I am working in a setup where we have a backend JBoss server that provides the PHP frontend with information via a SOAP API. Depending on what information I am fetching, the backend can set a caching strategy (as in what parameters are relevant to determine the cache key) as well as an expiration time. For most services the expiration time is set to 1 hour or more. Some even going up to a week. We are expecting quite a lot more reads over writes (though our preliminary user tracking analysis is still a bit lacking to get proper numbers). Now all I am looking for is a decently fast way to write into a cache, with a very fast solution to read from the cache.
So in an effort of trying to understand the performance implications of the various options I wrote up a micro benchmark to give me a better idea. What I found are some surprising results. So surprising that I am actually wondering if I screwed up with the actual benchmark. As you can see in the code I tested the following options:
(*) Note that using var_export() on an object (including stdClass instances) does not produce proper PHP code you can dump into a file and then include.
Now here are the results (all writes were performed 1000 times to give a better idea of the importance of write versus read performance):
Now there are a number of surprises here. First writing a nested array without prior serialization with APC takes quite some time. Less surprising is that reading this data is then the fastest. I also did not expect the read performance for the include to be this slow. This seems to imply that if you are using php arrays for configuration that its faster to store them serialized in a file.
At any rate, the solution that best fits my needs atm is writing serialized nested instances of stdClass into APC, since I have no way of easily casting all the stdClass instances returned by the various SOAP services into arrays.
It is also clear that if ext/soap could get an option to serialize arrays, it would yet be faster, but Dmitry is not convinced that this a good idea. But the best solution would be if APC could treat stdClass instances as glorified associative arrays. Gopal hinted on IRC that he might be inclined to do this, though he is currently more concerned about QA'ing APC, than adding features like this.
UPDATE 11/06/07 I also added JSON, as you can see its slower than PHP's native serialize, but still not too shabby for something a lot more portable. I have updated the entire benchmark result listing. Generally I should not that I did not take down other services on the machine while running these tests, but while the numbers jump around a bit, the order of what is fast and slow remains unchanged.

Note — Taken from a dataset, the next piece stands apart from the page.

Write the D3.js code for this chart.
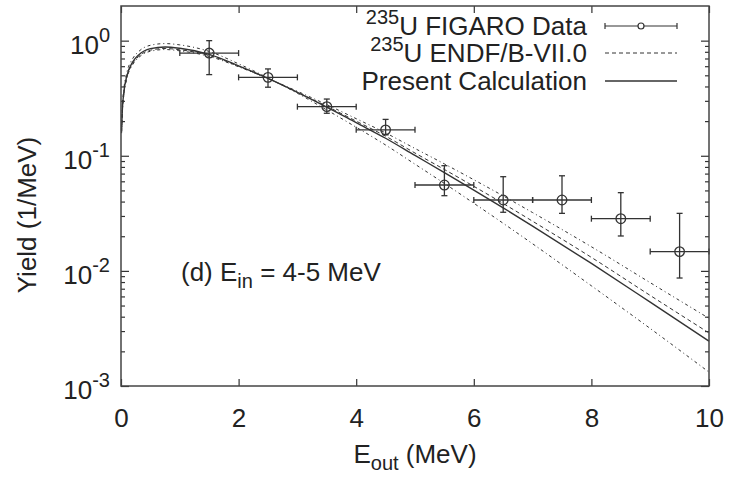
<!DOCTYPE html>
<html>
<head>
<meta charset="utf-8">
<script src="https://cdn.jsdelivr.net/npm/d3@7"></script>
<style>
  body { margin: 0; background: #fff; }
  svg text { font-family: "Liberation Sans", Arial, sans-serif; fill: #222; }
</style>
</head>
<body>
<svg id="chart" width="732" height="477"></svg>
<script>
// FIGARO data points (bin centres, half widths, yields, error limits)
const dataE = [1.5, 2.5, 3.5, 4.5, 5.5, 6.5, 7.5, 8.5, 9.5];
const dataDx = [0.5, 0.5, 0.5, 0.5, 0.5, 0.5, 0.5, 0.5, 0.5];
const dataY = [0.78, 0.48, 0.267, 0.168, 0.0557, 0.0413, 0.0413, 0.0284, 0.0147];
const dataYlo = [0.507, 0.394, 0.234, 0.152, 0.045, 0.0323, 0.0316, 0.0201, 0.00867];
const dataYhi = [1.0, 0.568, 0.311, 0.207, 0.082, 0.0658, 0.067, 0.0478, 0.0316];

// curve samples
const curveE = [0.01, 0.02, 0.05, 0.1, 0.2, 0.3, 0.5, 0.75, 1, 1.5, 2, 2.5, 3, 3.5, 4, 4.5, 5, 5.5, 6, 6.5, 7, 8, 9, 10];
const present = [0.165, 0.232, 0.361, 0.494, 0.654, 0.751, 0.852, 0.881, 0.859, 0.760, 0.605, 0.470, 0.356, 0.265, 0.194, 0.142, 0.1006, 0.0714, 0.0503, 0.0353, 0.0245, 0.0116, 0.00535, 0.00245];
const endf = [0.160, 0.225, 0.350, 0.479, 0.634, 0.728, 0.826, 0.855, 0.833, 0.745, 0.599, 0.468, 0.356, 0.269, 0.200, 0.148, 0.1056, 0.0760, 0.0543, 0.0385, 0.0270, 0.0131, 0.00612, 0.00289];
const bandSoft = [0.177, 0.248, 0.386, 0.529, 0.700, 0.804, 0.912, 0.943, 0.919, 0.806, 0.629, 0.475, 0.349, 0.250, 0.177, 0.124, 0.0845, 0.0575, 0.0387, 0.0259, 0.0172, 0.00742, 0.00316, 0.00132];
const bandHard = [0.157, 0.220, 0.343, 0.469, 0.621, 0.713, 0.809, 0.837, 0.816, 0.730, 0.593, 0.468, 0.363, 0.278, 0.210, 0.158, 0.1157, 0.0850, 0.0619, 0.0448, 0.0321, 0.0162, 0.0079, 0.00387];

const xTicks = [0, 2, 4, 6, 8, 10];
const yMajor = [1e-3, 1e-2, 1e-1, 1];
const yExp = ["-3", "-2", "-1", "0"];

const pLeft = 121, pRight = 709, pTop = 6, pBottom = 386;
const ink = "#333";
const fs = 26, fsSmall = 20;

const svg = d3.select("#chart");
const x = d3.scaleLinear().domain([0, 10]).range([pLeft, pRight]);
const y = d3.scaleLog().domain([1e-3, 2]).range([pBottom, pTop]);

// minor y ticks 2..9 in each decade
const yMinor = [];
yMajor.forEach(function (m) {
  for (let k = 2; k <= 9; k++) {
    if (m * k < 2) yMinor.push(m * k);
  }
});

function styleAxis(g) {
  g.select(".domain").remove();
  g.selectAll(".tick line").attr("stroke", ink).attr("stroke-width", 1.2);
}

// x axes (bottom with labels, top mirrored)
svg.append("g")
  .attr("transform", "translate(0," + pBottom + ")")
  .call(d3.axisBottom(x).tickValues(xTicks).tickSize(-7).tickPadding(23).tickFormat(d3.format("d")))
  .call(styleAxis)
  .selectAll("text").attr("font-size", fs).attr("fill", "#222")
  .attr("font-family", "Liberation Sans, Arial, sans-serif");
svg.append("g")
  .attr("transform", "translate(0," + pTop + ")")
  .call(d3.axisTop(x).tickValues(xTicks).tickSize(-7).tickFormat(""))
  .call(styleAxis);

// y axes, major and minor, both sides
svg.append("g").attr("transform", "translate(" + pLeft + ",0)")
  .call(d3.axisLeft(y).tickValues(yMajor).tickSize(-8).tickFormat("")).call(styleAxis);
svg.append("g").attr("transform", "translate(" + pLeft + ",0)")
  .call(d3.axisLeft(y).tickValues(yMinor).tickSize(-4).tickFormat("")).call(styleAxis);
svg.append("g").attr("transform", "translate(" + pRight + ",0)")
  .call(d3.axisRight(y).tickValues(yMajor).tickSize(-8).tickFormat("")).call(styleAxis);
svg.append("g").attr("transform", "translate(" + pRight + ",0)")
  .call(d3.axisRight(y).tickValues(yMinor).tickSize(-4).tickFormat("")).call(styleAxis);

// y tick labels 10^n
yMajor.forEach(function (v, i) {
  const t = svg.append("text")
    .attr("x", 110).attr("y", y(v) + 13)
    .attr("text-anchor", "end").attr("font-size", fs);
  t.append("tspan").text("10");
  t.append("tspan").attr("dy", -12).attr("font-size", fsSmall).text(yExp[i]);
});

// curves
const line = d3.line()
  .x(function (d) { return x(d[0]); })
  .y(function (d) { return y(d[1]); })
  .curve(d3.curveMonotoneX);

function drawCurve(vals, dash, width) {
  svg.append("path")
    .datum(curveE.map(function (e, i) { return [e, vals[i]]; }))
    .attr("fill", "none")
    .attr("stroke", ink)
    .attr("stroke-width", width)
    .attr("stroke-dasharray", dash)
    .attr("d", line);
}
drawCurve(bandSoft, "3,3,1,3", 1);
drawCurve(bandHard, "3,3,1,3", 1);
drawCurve(endf, "4,3", 1);
drawCurve(present, null, 1.4);

// FIGARO data with error bars
const pts = svg.append("g").attr("stroke", ink).attr("stroke-width", 1.3).attr("fill", "none");
dataE.forEach(function (e, i) {
  const cx = x(e), cy = y(dataY[i]);
  const x0 = x(e - dataDx[i]), x1 = x(e + dataDx[i]);
  const y0 = y(dataYlo[i]), y1 = y(dataYhi[i]);
  pts.append("line").attr("x1", x0).attr("x2", x1).attr("y1", cy).attr("y2", cy);
  pts.append("line").attr("x1", x0).attr("x2", x0).attr("y1", cy - 3).attr("y2", cy + 3);
  pts.append("line").attr("x1", x1).attr("x2", x1).attr("y1", cy - 3).attr("y2", cy + 3);
  pts.append("line").attr("x1", cx).attr("x2", cx).attr("y1", y0).attr("y2", y1);
  pts.append("line").attr("x1", cx - 3).attr("x2", cx + 3).attr("y1", y0).attr("y2", y0);
  pts.append("line").attr("x1", cx - 3).attr("x2", cx + 3).attr("y1", y1).attr("y2", y1);
  pts.append("circle").attr("cx", cx).attr("cy", cy).attr("r", 4.8);
});

// frame
svg.append("rect")
  .attr("x", pLeft).attr("y", pTop)
  .attr("width", pRight - pLeft).attr("height", pBottom - pTop)
  .attr("fill", "none").attr("stroke", "#444").attr("stroke-width", 1.5);

// legend
const legX = 587, sx0 = 605, sx1 = 677;
const legRows = [26, 53, 81];
function legText(row, sup, rest) {
  const t = svg.append("text").attr("x", legX).attr("y", legRows[row] + 9)
    .attr("text-anchor", "end").attr("font-size", fs);
  if (sup) {
    t.append("tspan").attr("font-size", fsSmall).attr("dy", -11).text(sup);
    t.append("tspan").attr("dy", 11).text(rest);
  } else {
    t.append("tspan").text(rest);
  }
}
legText(0, "235", "U FIGARO Data");
legText(1, "235", "U ENDF/B-VII.0");
legText(2, null, "Present Calculation");

const lg = svg.append("g").attr("stroke", ink).attr("fill", "none");
lg.append("line").attr("x1", sx0).attr("x2", sx1).attr("y1", legRows[0]).attr("y2", legRows[0]).attr("stroke-width", 1.2);
lg.append("line").attr("x1", sx0).attr("x2", sx0).attr("y1", legRows[0] - 3).attr("y2", legRows[0] + 3).attr("stroke-width", 1.2);
lg.append("line").attr("x1", sx1).attr("x2", sx1).attr("y1", legRows[0] - 3).attr("y2", legRows[0] + 3).attr("stroke-width", 1.2);
lg.append("circle").attr("cx", (sx0 + sx1) / 2).attr("cy", legRows[0]).attr("r", 3).attr("fill", "#fff").attr("stroke-width", 1.2);
lg.append("line").attr("x1", sx0).attr("x2", sx1).attr("y1", legRows[1]).attr("y2", legRows[1])
  .attr("stroke-width", 1).attr("stroke-dasharray", "4,3");
lg.append("line").attr("x1", sx0).attr("x2", sx1).attr("y1", legRows[2]).attr("y2", legRows[2]).attr("stroke-width", 1.4);

// annotation
const ann = svg.append("text").attr("x", 181).attr("y", 281).attr("font-size", fs);
ann.append("tspan").text("(d) E");
ann.append("tspan").attr("font-size", fsSmall).attr("dy", 7).text("in");
ann.append("tspan").attr("dy", -7).text(" = 4-5 MeV");

// axis titles
const xt = svg.append("text").attr("x", 415).attr("y", 463).attr("text-anchor", "middle").attr("font-size", fs);
xt.append("tspan").text("E");
xt.append("tspan").attr("font-size", fsSmall).attr("dy", 7).text("out");
xt.append("tspan").attr("dy", -7).text(" (MeV)");

svg.append("text")
  .attr("transform", "translate(36,215) rotate(-90)")
  .attr("text-anchor", "middle").attr("font-size", fs)
  .text("Yield (1/MeV)");
</script>
</body>
</html>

They are just a bit closer now and then.
Hmm, I just realized, that I probably need to revisit the var_export() solution to ensure that the file that was generated is properly handled as a file to cache via the byte code cache. But I am actually pretty certain that it should have ended up in the byte code cache on the first read iteration.
BTW: I should also explain that in the micro benchmark, I wrote once to all variants before running the benchmarks, because I did not want to have the write performance screwed up by file or cache entry creation, since usually there will be a prior version that will be updated.
It doesn't surprise me that include is slow. I didn't test with any cache engaged, but unserialize is faster than json_decode, which is in turn faster than include, for reading a bunch of nested arrays in 5.1.x.
I'm pretty sure unserialize will always win because it stores string-lengths, so that it doesn't have to parse every character. Although that may change for PHP6 when you need to unescape the Unicode.
Have you tried to send PHP serialized fromat from the Java App as a response to the soap request instead of a structured response? In Java, assembling a PHP-serialized string should be as fast as assembling an XML SOAP response. Then the return value of your soap request would only be a string that you can directly store into whatever caching solution you want.
Gaylord
Well not exactly, but it might be worth investigating a bit, since this way we might be able to get arrays instead of objects out of the soap replies. The serialization is not the expensive or difficult challenge, since we do much fewer writes than reads. The problem is therefore some way to get the data out quickly. But if we only get arrays, we could unserialize the reply and stick the nested arrays into APC, which is the fastest solution for reads.
Well I just talked to the Java guys and they said that it would require hooking into the AXIS framework in order to change the serialization. Instead of PHP serialization we would probably then explore JSON, so I might try to add JSON to my little micro benchmark.
I'm not sure I'm following what you are trying to do but is not using the ext/soap classmap support a way to get out of the stdClass stuff you get back?
--Tony
Well with the classmap, I can force it to use other classes. However I do not want classes, I want arrays. On top of that I am not sure if I can force everything to be casted to a single specific class that would then implement some magic to get me arrays (not sure what that magic would be at any rate).